#### Exercise
Your task is to retype, word for word, the lines from the start of the data through the line holding "const yTickValues = [0.2, 0.4, 0.6, 0.8, 1];". Do not include the pictures.

#### Source data
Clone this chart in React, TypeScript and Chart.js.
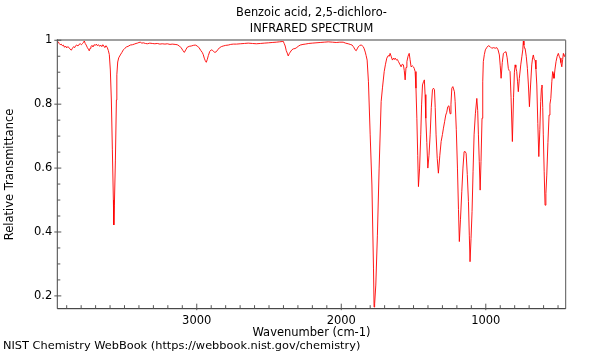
import { useEffect, useRef } from 'react';
import { Chart, registerables } from 'chart.js';

Chart.register(...registerables);

const chartTitle = ['Benzoic acid, 2,5-dichloro-', 'INFRARED SPECTRUM'];
const xAxisTitle = 'Wavenumber (cm-1)';
const yAxisTitle = 'Relative Transmittance';
const footerText = 'NIST Chemistry WebBook (https://webbook.nist.gov/chemistry)';

const xTickValues = [1000, 2000, 3000];
const yTickValues = [0.2, 0.4, 0.6, 0.8, 1];

const X_MIN = 447;
const X_MAX = 3965;
const Y_MIN = 0.16;
const Y_MAX = 1.0;

const wavenumbers = [
  3965, 3958, 3952, 3945, 3938, 3930, 3923, 3915, 3908, 3900, 3893, 3886, 3878, 3868, 3860, 3852, 3845, 3838, 3830, 3822,
  3815, 3806, 3798, 3790, 3783, 3778, 3772, 3765, 3758, 3750, 3744, 3738, 3732, 3725, 3718, 3710, 3702, 3695, 3688, 3680,
  3672, 3665, 3657, 3650, 3643, 3636, 3628, 3620, 3612, 3605, 3598, 3591, 3584, 3577, 3574, 3570, 3563, 3556, 3553, 3547,
  3540, 3529, 3518, 3508, 3497, 3487, 3475, 3460, 3445, 3432, 3420, 3411, 3400, 3391, 3380, 3370, 3355, 3342, 3325, 3308,
  3290, 3273, 3255, 3239, 3220, 3204, 3185, 3170, 3150, 3135, 3120, 3107, 3096, 3086, 3076, 3066, 3052, 3038, 3024, 3010,
  2996, 2983, 2972, 2962, 2955, 2948, 2941, 2934, 2927, 2920, 2910, 2900, 2893, 2886, 2875, 2865, 2855, 2844, 2830, 2817,
  2800, 2782, 2765, 2747, 2725, 2699, 2670, 2644, 2615, 2588, 2560, 2533, 2505, 2478, 2450, 2429, 2410, 2402, 2395, 2388,
  2381, 2374, 2367, 2360, 2353, 2342, 2332, 2320, 2312, 2298, 2284, 2265, 2249, 2225, 2201, 2175, 2146, 2118, 2090, 2060,
  2035, 2010, 1987, 1970, 1952, 1938, 1925, 1918, 1911, 1904, 1897, 1890, 1883, 1872, 1862, 1855, 1848, 1841, 1834, 1828,
  1821, 1812, 1800, 1788, 1777, 1773, 1769, 1761, 1750, 1738, 1724, 1715, 1703, 1694, 1685, 1675, 1668, 1662, 1655, 1646,
  1638, 1632, 1627, 1618, 1612, 1604, 1595, 1586, 1578, 1570, 1564, 1558, 1552, 1546, 1538, 1530, 1524, 1517, 1508, 1501,
  1495, 1489, 1483, 1477, 1471, 1466, 1458, 1450, 1444, 1438, 1431, 1425, 1420, 1415, 1408, 1401, 1393, 1385, 1377, 1369,
  1362, 1355, 1350, 1344, 1336, 1328, 1318, 1309, 1300, 1293, 1285, 1277, 1270, 1263, 1255, 1247, 1241, 1235, 1228, 1217,
  1212, 1204, 1196, 1189, 1183, 1175, 1166, 1158, 1150, 1143, 1136, 1128, 1120, 1114, 1109, 1102, 1095, 1088, 1081, 1072,
  1062, 1056, 1051, 1045, 1039, 1033, 1026, 1021, 1017, 1010, 1003, 992, 982, 970, 959, 945, 935, 924, 915, 906,
  900, 894, 886, 878, 870, 860, 852, 844, 838, 832, 825, 816, 808, 802, 797, 792, 786, 780, 775, 768,
  758, 750, 744, 740, 736, 732, 728, 720, 712, 705, 698, 690, 682, 676, 671, 665, 659, 653, 647, 640,
  633, 626, 620, 615, 611, 606, 602, 596, 590, 584, 578, 570, 562, 556, 550, 543, 537, 532, 528, 521,
  514, 506, 498, 492, 486, 480, 474, 468, 463, 458, 452, 447,
];

const transmittance = [
  0.998, 0.995, 0.990, 0.986, 0.988, 0.983, 0.985, 0.978, 0.982, 0.976, 0.980, 0.978, 0.973, 0.969, 0.975, 0.980, 0.977, 0.983, 0.985, 0.982,
  0.987, 0.989, 0.986, 0.990, 0.994, 0.998, 0.990, 0.985, 0.978, 0.972, 0.967, 0.975, 0.980, 0.984, 0.979, 0.986, 0.984, 0.988, 0.983, 0.986,
  0.981, 0.985, 0.980, 0.986, 0.982, 0.977, 0.983, 0.978, 0.968, 0.955, 0.907, 0.813, 0.657, 0.500, 0.422, 0.484, 0.625, 0.813, 0.892, 0.932,
  0.945, 0.954, 0.962, 0.970, 0.975, 0.979, 0.981, 0.985, 0.986, 0.988, 0.990, 0.991, 0.993, 0.994, 0.991, 0.992, 0.990, 0.989, 0.991, 0.990,
  0.989, 0.990, 0.988, 0.989, 0.988, 0.989, 0.987, 0.988, 0.987, 0.986, 0.982, 0.976, 0.968, 0.962, 0.970, 0.978, 0.981, 0.982, 0.984, 0.985,
  0.982, 0.976, 0.968, 0.962, 0.955, 0.944, 0.936, 0.931, 0.940, 0.952, 0.965, 0.970, 0.969, 0.966, 0.962, 0.964, 0.970, 0.976, 0.980, 0.982,
  0.984, 0.985, 0.987, 0.988, 0.988, 0.989, 0.990, 0.991, 0.990, 0.989, 0.990, 0.991, 0.992, 0.993, 0.994, 0.995, 0.996, 0.997, 0.990, 0.982,
  0.968, 0.960, 0.951, 0.958, 0.963, 0.970, 0.973, 0.974, 0.976, 0.981, 0.985, 0.987, 0.988, 0.990, 0.991, 0.992, 0.993, 0.994, 0.995, 0.994,
  0.993, 0.994, 0.994, 0.991, 0.989, 0.987, 0.985, 0.981, 0.976, 0.970, 0.967, 0.973, 0.979, 0.984, 0.985, 0.983, 0.980, 0.973, 0.963, 0.952,
  0.938, 0.870, 0.704, 0.547, 0.287, 0.165, 0.175, 0.234, 0.390, 0.600, 0.808, 0.851, 0.902, 0.925, 0.944, 0.952, 0.950, 0.959, 0.950, 0.938,
  0.944, 0.940, 0.944, 0.938, 0.940, 0.933, 0.925, 0.917, 0.925, 0.923, 0.905, 0.876, 0.915, 0.933, 0.950, 0.959, 0.940, 0.917, 0.920, 0.917,
  0.912, 0.902, 0.850, 0.756, 0.640, 0.542, 0.600, 0.704, 0.800, 0.860, 0.870, 0.876, 0.830, 0.756, 0.680, 0.600, 0.640, 0.704, 0.790, 0.845,
  0.850, 0.845, 0.790, 0.704, 0.630, 0.584, 0.640, 0.683, 0.705, 0.725, 0.745, 0.766, 0.775, 0.792, 0.795, 0.770, 0.800, 0.850, 0.855, 0.839,
  0.808, 0.720, 0.600, 0.470, 0.370, 0.440, 0.526, 0.600, 0.651, 0.652, 0.646, 0.580, 0.495, 0.390, 0.307, 0.380, 0.464, 0.590, 0.704, 0.770,
  0.818, 0.780, 0.704, 0.620, 0.531, 0.620, 0.756, 0.870, 0.933, 0.955, 0.970, 0.978, 0.983, 0.980, 0.975, 0.977, 0.975, 0.977, 0.970, 0.954,
  0.920, 0.881, 0.930, 0.959, 0.962, 0.964, 0.945, 0.912, 0.905, 0.902, 0.820, 0.683, 0.820, 0.900, 0.923, 0.915, 0.902, 0.870, 0.839, 0.880,
  0.923, 0.950, 0.970, 0.999, 0.985, 0.975, 0.975, 0.950, 0.912, 0.860, 0.792, 0.860, 0.923, 0.945, 0.954, 0.940, 0.938, 0.910, 0.860, 0.740,
  0.636, 0.720, 0.808, 0.850, 0.860, 0.790, 0.704, 0.590, 0.484, 0.520, 0.578, 0.680, 0.766, 0.800, 0.818, 0.870, 0.902, 0.895, 0.881, 0.910,
  0.933, 0.950, 0.959, 0.950, 0.944, 0.930, 0.917, 0.940, 0.959, 0.950, 0.954, 0.960,
];

const FONT = 'DejaVu Sans';

const framePlugin = {
  id: 'spectrumFrame',
  afterDraw(chart: any) {
    const { ctx, chartArea: a, scales } = chart;
    const xs = scales.x;
    const ys = scales.y;
    const seg = (x1: number, y1: number, x2: number, y2: number) => {
      ctx.beginPath();
      ctx.moveTo(x1, y1);
      ctx.lineTo(x2, y2);
      ctx.stroke();
    };
    ctx.save();
    ctx.lineWidth = 2;
    ctx.strokeStyle = '#a0a0a0';
    seg(a.left, a.top - 0.3, a.right, a.top - 0.3);
    ctx.lineWidth = 1;
    ctx.strokeStyle = '#555555';
    seg(a.right, a.top, a.right, a.bottom);
    ctx.strokeStyle = '#444444';
    seg(a.left, a.top - 1, a.left, a.bottom);
    ctx.strokeStyle = '#222222';
    seg(a.left, a.bottom, a.right, a.bottom);

    ctx.strokeStyle = '#555555';
    ctx.lineWidth = 1;
    for (let v = Math.ceil(X_MIN / 100) * 100; v <= X_MAX; v += 100) {
      const px = xs.getPixelForValue(v);
      if (xTickValues.includes(v)) seg(px, a.bottom + 1.5, px, a.bottom - 5);
      else seg(px, a.bottom, px, a.bottom - 3.5);
    }
    for (let i = Math.ceil(Y_MIN * 20); i <= Math.floor(Y_MAX * 20); i++) {
      const v = i / 20;
      const py = ys.getPixelForValue(v);
      if (i % 4 === 0) seg(a.left - 3, py, a.left + 4, py);
      else seg(a.left, py, a.left + 3, py);
    }
    ctx.restore();
  },
};

export default function App() {
  const canvasRef = useRef<HTMLCanvasElement | null>(null);

  useEffect(() => {
    document.body.style.margin = '0';
    const canvas = canvasRef.current;
    if (!canvas) return;
    const chart = new Chart(canvas, {
      type: 'line',
      data: {
        datasets: [
          {
            data: wavenumbers.map((w, i) => ({ x: w, y: transmittance[i] })),
            borderColor: 'rgba(255,0,0,0.9)',
            borderWidth: 1,
            pointRadius: 0,
            tension: 0,
            fill: false,
          },
        ],
      },
      options: {
        animation: false,
        responsive: false,
        devicePixelRatio: 1,
        layout: { padding: { left: 3, right: 34.3, top: 0, bottom: 0 } },
        plugins: {
          legend: { display: false },
          tooltip: { enabled: false },
          title: {
            display: true,
            text: chartTitle,
            fullSize: false,
            color: '#000000',
            font: { family: FONT, size: 11.4, weight: 'normal', lineHeight: 1.45 },
            padding: { top: 4.3, bottom: 2.9 },
          },
          subtitle: {
            display: true,
            text: footerText,
            position: 'bottom',
            align: 'start',
            fullSize: true,
            color: '#000000',
            font: { family: FONT, size: 11.35, weight: 'normal', lineHeight: 1.2 },
            padding: { top: 0, bottom: 7.2 },
          },
        },
        scales: {
          x: {
            type: 'linear',
            reverse: true,
            min: X_MIN,
            max: X_MAX,
            grid: { display: false, drawTicks: false },
            border: { display: false },
            afterBuildTicks: (scale: any) => {
              scale.ticks = xTickValues.map((v) => ({ value: v }));
            },
            afterFit: (scale: any) => {
              scale.height = 30.5;
            },
            ticks: {
              autoSkip: false,
              maxRotation: 0,
              padding: 5,
              color: '#000000',
              font: { family: FONT, size: 11.5 },
              callback: (v: any) => String(v),
            },
            title: {
              display: true,
              text: xAxisTitle,
              color: '#000000',
              font: { family: FONT, size: 11.5, lineHeight: 1.1 },
              padding: { top: 0, bottom: 0 },
            },
          },
          y: {
            type: 'linear',
            min: Y_MIN,
            max: Y_MAX,
            grid: { display: false, drawTicks: false },
            border: { display: false },
            afterBuildTicks: (scale: any) => {
              scale.ticks = yTickValues.map((v) => ({ value: v }));
            },
            afterFit: (scale: any) => {
              scale.width = 54.3;
            },
            ticks: {
              autoSkip: false,
              padding: 5,
              color: '#000000',
              font: { family: FONT, size: 11.5 },
              callback: (v: any) => String(v),
            },
            title: {
              display: true,
              text: yAxisTitle,
              color: '#000000',
              font: { family: FONT, size: 11.5, lineHeight: 1.1 },
              padding: { top: 0.7, bottom: 0 },
            },
          },
        },
      },
      plugins: [framePlugin],
    } as any);
    return () => chart.destroy();
  }, []);

  return (
    <div style={{ width: 600, height: 360 }}>
      <canvas ref={canvasRef} width={600} height={360} style={{ display: 'block' }} />
    </div>
  );
}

#### Output of the task
Clone this chart in React, TypeScript and Chart.js.
import { useEffect, useRef } from 'react';
import { Chart, registerables } from 'chart.js';

Chart.register(...registerables);

const chartTitle = ['Benzoic acid, 2,5-dichloro-', 'INFRARED SPECTRUM'];
const xAxisTitle = 'Wavenumber (cm-1)';
const yAxisTitle = 'Relative Transmittance';
const footerText = 'NIST Chemistry WebBook (https://webbook.nist.gov/chemistry)';

const xTickValues = [1000, 2000, 3000];
const yTickValues = [0.2, 0.4, 0.6, 0.8, 1];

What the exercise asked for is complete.